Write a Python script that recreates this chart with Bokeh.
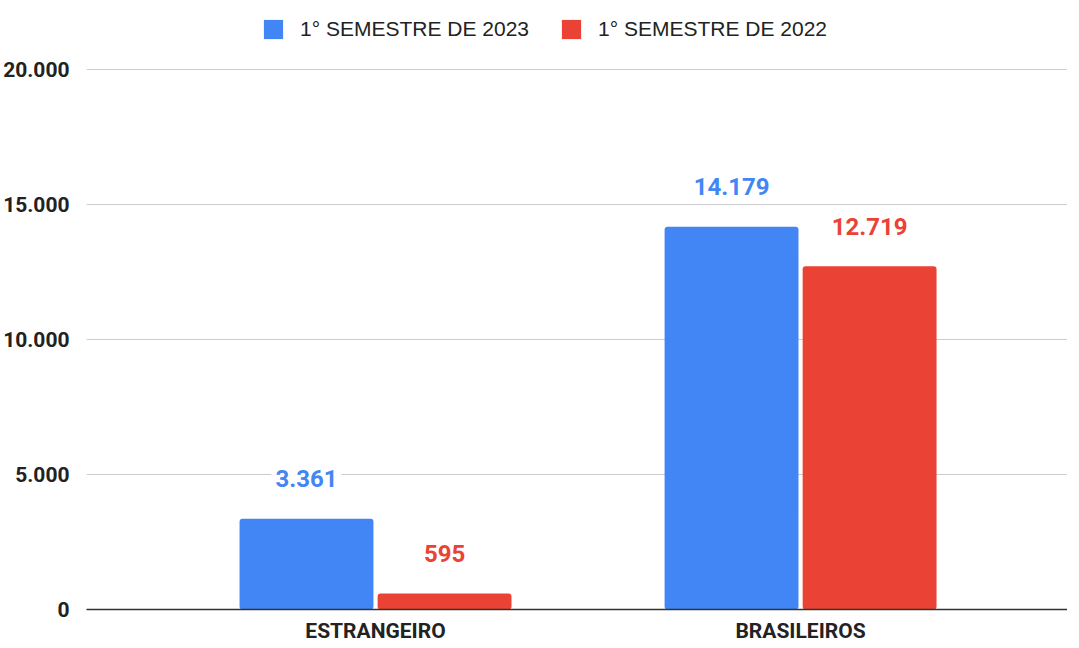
from bokeh.plotting import figure
from bokeh.layouts import column
from bokeh.models import (ColumnDataSource, Range1d, FixedTicker, Legend, LegendItem)
from bokeh.transform import dodge
from bokeh.core.properties import value
from bokeh.embed import file_html
from bokeh.resources import INLINE

# ---- data ----
categories = ["ESTRANGEIRO", "BRASILEIROS"]
series_names = ["1° SEMESTRE DE 2023", "1° SEMESTRE DE 2022"]
values_2023 = [3361, 14179]
values_2022 = [595, 12719]
y_ticks = [0, 5000, 10000, 15000, 20000]

BLUE = "#4285F4"
RED = "#EA4335"


def fmt(v):
    return f"{v:,}".replace(",", ".")


src = ColumnDataSource(dict(
    x=list(range(len(categories))),
    v23=values_2023,
    v22=values_2022,
    t23=[fmt(v) for v in values_2023],
    t22=[fmt(v) for v in values_2022],
))

# ---- legend strip (swatch renderers sit outside the visible range) ----
lf = figure(width=1063, height=47, output_backend="svg", toolbar_location=None,
            x_range=Range1d(0, 1), y_range=Range1d(0, 1), min_border=0,
            x_axis_type=None, y_axis_type=None)
lf.outline_line_color = None
lf.xgrid.grid_line_color = None
lf.ygrid.grid_line_color = None
lr23 = lf.vbar(x=[5], top=[1], width=0.1, fill_color=BLUE, line_color=None, border_radius=3)
lr22 = lf.vbar(x=[5], top=[1], width=0.1, fill_color=RED, line_color=None, border_radius=3)
legend = Legend(items=[LegendItem(label=series_names[0], renderers=[lr23]),
                       LegendItem(label=series_names[1], renderers=[lr22])],
                orientation="horizontal", location=(175, 6),
                label_text_font="Liberation Sans", label_text_font_size="21px",
                label_text_color="#222222", glyph_width=24, glyph_height=24,
                label_standoff=15, spacing=30, padding=0, margin=0,
                border_line_color=None, background_fill_alpha=0)
lf.add_layout(legend)

# ---- main chart ----
p = figure(frame_width=981, frame_height=541, output_backend="svg", toolbar_location=None,
           x_range=Range1d(-0.680, 1.628), y_range=Range1d(0, 20040),
           min_border_left=82, min_border_right=0, min_border_top=21, min_border_bottom=30)

off = 0.1624
w = 0.315
r23 = p.vbar(x=dodge("x", -off), top="v23", width=w, source=src,
             fill_color=BLUE, line_color=None, border_radius=3)
r22 = p.vbar(x=dodge("x", off), top="v22", width=w, source=src,
             fill_color=RED, line_color=None, border_radius=3)

common = dict(text_font=value("Roboto"), text_font_style="bold", text_font_size="24px",
              text_align="center", text_baseline="middle", y_offset=-40,
              background_fill_color="white", padding=4)
p.text(x=dodge("x", -off), y="v23", text="t23", source=src, text_color=BLUE, **common)
p.text(x=dodge("x", off), y="v22", text="t22", source=src, text_color=RED, **common)

p.xaxis.ticker = FixedTicker(ticks=list(range(len(categories))))
p.xaxis.major_label_overrides = {i: c for i, c in enumerate(categories)}
p.xaxis.major_label_text_font = "Roboto"
p.xaxis.major_label_text_font_style = "bold"
p.xaxis.major_label_text_font_size = "21px"
p.xaxis.major_label_text_color = "#222222"
p.xaxis.major_label_standoff = 3
p.xaxis.axis_line_color = "#333333"
p.xaxis.axis_line_width = 1.5
p.xaxis.major_tick_line_color = None
p.xaxis.minor_tick_line_color = None

p.yaxis.ticker = FixedTicker(ticks=y_ticks)
p.yaxis.major_label_overrides = {t: fmt(t) for t in y_ticks}
p.yaxis.major_label_text_font = "Roboto"
p.yaxis.major_label_text_font_style = "bold"
p.yaxis.major_label_text_font_size = "21px"
p.yaxis.major_label_text_color = "#222222"
p.yaxis.major_label_standoff = 11
p.yaxis.axis_line_color = None
p.yaxis.major_tick_line_color = None
p.yaxis.minor_tick_line_color = None

p.xgrid.grid_line_color = None
p.ygrid.grid_line_color = "#cccccc"
p.ygrid.ticker = FixedTicker(ticks=y_ticks)
p.outline_line_color = None

layout = column(lf, p, spacing=0)
open("out.html", "w").write(file_html(layout, INLINE))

WHAT THE EXERCISE ASKS
Write out the full set of lines verbatim, without the pictures.

THE COMPLETED TASK
Write a Python script that recreates this chart with Bokeh.
from bokeh.plotting import figure
from bokeh.layouts import column
from bokeh.models import (ColumnDataSource, Range1d, FixedTicker, Legend, LegendItem)
from bokeh.transform import dodge
from bokeh.core.properties import value
from bokeh.embed import file_html
from bokeh.resources import INLINE

# ---- data ----
categories = ["ESTRANGEIRO", "BRASILEIROS"]
series_names = ["1° SEMESTRE DE 2023", "1° SEMESTRE DE 2022"]
values_2023 = [3361, 14179]
values_2022 = [595, 12719]
y_ticks = [0, 5000, 10000, 15000, 20000]

BLUE = "#4285F4"
RED = "#EA4335"


def fmt(v):
    return f"{v:,}".replace(",", ".")


src = ColumnDataSource(dict(
    x=list(range(len(categories))),
    v23=values_2023,
    v22=values_2022,
    t23=[fmt(v) for v in values_2023],
    t22=[fmt(v) for v in values_2022],
))

# ---- legend strip (swatch renderers sit outside the visible range) ----
lf = figure(width=1063, height=47, output_backend="svg", toolbar_location=None,
            x_range=Range1d(0, 1), y_range=Range1d(0, 1), min_border=0,
            x_axis_type=None, y_axis_type=None)
lf.outline_line_color = None
lf.xgrid.grid_line_color = None
lf.ygrid.grid_line_color = None
lr23 = lf.vbar(x=[5], top=[1], width=0.1, fill_color=BLUE, line_color=None, border_radius=3)
lr22 = lf.vbar(x=[5], top=[1], width=0.1, fill_color=RED, line_color=None, border_radius=3)
legend = Legend(items=[LegendItem(label=series_names[0], renderers=[lr23]),
                       LegendItem(label=series_names[1], renderers=[lr22])],
                orientation="horizontal", location=(175, 6),
                label_text_font="Liberation Sans", label_text_font_size="21px",
                label_text_color="#222222", glyph_width=24, glyph_height=24,
                label_standoff=15, spacing=30, padding=0, margin=0,
                border_line_color=None, background_fill_alpha=0)
lf.add_layout(legend)

# ---- main chart ----
p = figure(frame_width=981, frame_height=541, output_backend="svg", toolbar_location=None,
           x_range=Range1d(-0.680, 1.628), y_range=Range1d(0, 20040),
           min_border_left=82, min_border_right=0, min_border_top=21, min_border_bottom=30)

off = 0.1624
w = 0.315
r23 = p.vbar(x=dodge("x", -off), top="v23", width=w, source=src,
             fill_color=BLUE, line_color=None, border_radius=3)
r22 = p.vbar(x=dodge("x", off), top="v22", width=w, source=src,
             fill_color=RED, line_color=None, border_radius=3)

common = dict(text_font=value("Roboto"), text_font_style="bold", text_font_size="24px",
              text_align="center", text_baseline="middle", y_offset=-40,
              background_fill_color="white", padding=4)
p.text(x=dodge("x", -off), y="v23", text="t23", source=src, text_color=BLUE, **common)
p.text(x=dodge("x", off), y="v22", text="t22", source=src, text_color=RED, **common)

p.xaxis.ticker = FixedTicker(ticks=list(range(len(categories))))
p.xaxis.major_label_overrides = {i: c for i, c in enumerate(categories)}
p.xaxis.major_label_text_font = "Roboto"
p.xaxis.major_label_text_font_style = "bold"
p.xaxis.major_label_text_font_size = "21px"
p.xaxis.major_label_text_color = "#222222"
p.xaxis.major_label_standoff = 3
p.xaxis.axis_line_color = "#333333"
p.xaxis.axis_line_width = 1.5
p.xaxis.major_tick_line_color = None
p.xaxis.minor_tick_line_color = None

p.yaxis.ticker = FixedTicker(ticks=y_ticks)
p.yaxis.major_label_overrides = {t: fmt(t) for t in y_ticks}
p.yaxis.major_label_text_font = "Roboto"
p.yaxis.major_label_text_font_style = "bold"
p.yaxis.major_label_text_font_size = "21px"
p.yaxis.major_label_text_color = "#222222"
p.yaxis.major_label_standoff = 11
p.yaxis.axis_line_color = None
p.yaxis.major_tick_line_color = None
p.yaxis.minor_tick_line_color = None

p.xgrid.grid_line_color = None
p.ygrid.grid_line_color = "#cccccc"
p.ygrid.ticker = FixedTicker(ticks=y_ticks)
p.outline_line_color = None

layout = column(lf, p, spacing=0)
open("out.html", "w").write(file_html(layout, INLINE))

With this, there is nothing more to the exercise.